= Abraham Geiger College =

German rabbinic seminary

The Abraham Geiger Kolleg (AGK) in Potsdam, founded in 1999, is a rabbinical seminary, an affiliated institute of the University of Potsdam in the Federal Republic of Germany and the first such new institution in continental Europe since the Shoah. It is named after Abraham Geiger (1810 – 1874), an important representative of liberal Judaism in Germany, and was established by Dr. Jan Mühlstein (then chairman of the Union of Progressive Jews in Germany) and Rabbi Walter Jacob z‘‘L. Since 2008, it has also trained cantors.

== History ==
The Abraham Geiger Kolleg was founded by Dr. Jan Mühlstein and Rabbi Prof. Walter Jacob z‘‘L in 1999 in Potsdam. Teaching began in October 2001. The first rector was Rabbi Allen Howard Podet. He was followed by Rabbi Walter Homolka, who served from 2002 to 2023.

The AGK has been a member of the World Union for Progressive Judaism since 2001. Its graduates have been accredited by the Central Conference of American Rabbis (CCAR) since 2005.

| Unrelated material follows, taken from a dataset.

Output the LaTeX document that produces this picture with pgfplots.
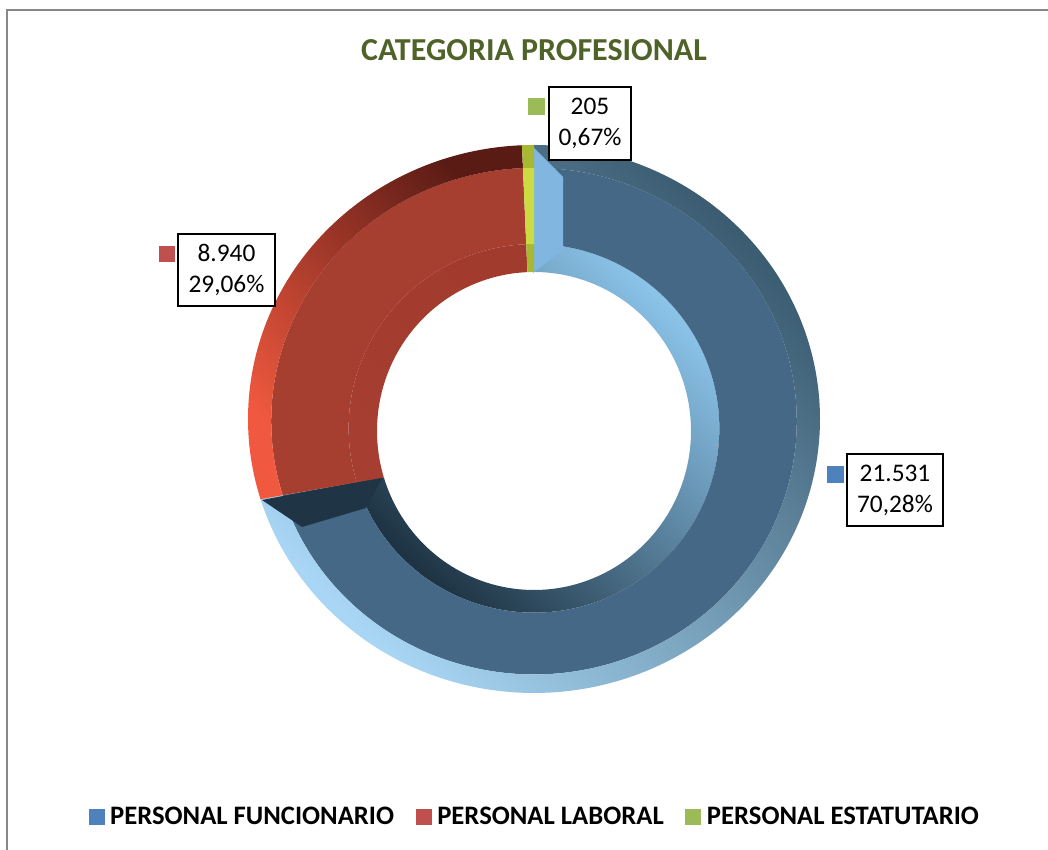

The ordination of the first class took place on 14 September 2006 in Dresden: Daniel Alter, Tomáš Kučera and Malcolm Mattitiani were ordained as rabbis.
This was the first ordination in Germany since 1942, when the Hochschule für die Wissenschaft des Judentums (College for the Science of Judaism) in Berlin was closed by the Gestapo.

In 2007, the college was honoured as a ‘Place in the Land of Ideas’, a location initiative under the patronage of former Federal President Horst Köhler. In 2009, the cantorial training programme received the same distinction.

In 2010, Alina Treiger became the first woman in Germany to be ordained as a rabbi after Regina Jonas.

Walter Homolka was the rector of the college until April 2023. Since then, Rabbi Andreas Nachama has been the rabbinic principal and Milena Rosenzweig-Winter has been the managing director.

== Sponsorship ==
The Abraham Geiger College (AGK) was founded in 1999 as a registered non-profit organisation. In 2002, it became a non-profit limited liability company (gGmbH). The shares were initially held by the American Friends for Progressive Judaism in Germany with Rabbi Walter Jacob and the Leo Baeck Foundation, which is headed by Rabbi Walter Homolka. Later, the shares were transferred in full to the Leo Baeck Foundation. In January 2023, the sponsorship of the Abraham Geiger Kolleg was transferred from the Leo Baeck Foundation to the Jewish Community of Berlin.

The AGK is funded by the Federal Republic of Germany, the Standing Conference of Ministers of Education and Cultural Affairs of all German federal states and the state of Brandenburg.

== Training ==

The AGK is an affiliated institute of the University of Potsdam. The five-year training programme is conducted in collaboration with the School of Jewish Theology and concludes with a Master's degree for rabbinical students and a Bachelor for cantorial students.

== Controversy ==

In May 2022, the German daily newspaper Die Welt published articles about incidents of sexual harassment at the college. The press accused the director, Walter Homolka, of covering up the allegations. However, the accused employee had been reprimanded in February 2021 and left the College in February 2022.  State investigation had been dropped due to insignificance.

Homolka took a leave of absence in May 2022 and ended his contract in April 2023. There was no evidence of disciplinary or criminal matters.

In 2022, under the direction of an interim director, the College presented drafts for a reorganisation and has been in the process of coordinating with all public sponsors.

Students have decided to continue their studies with the AGK.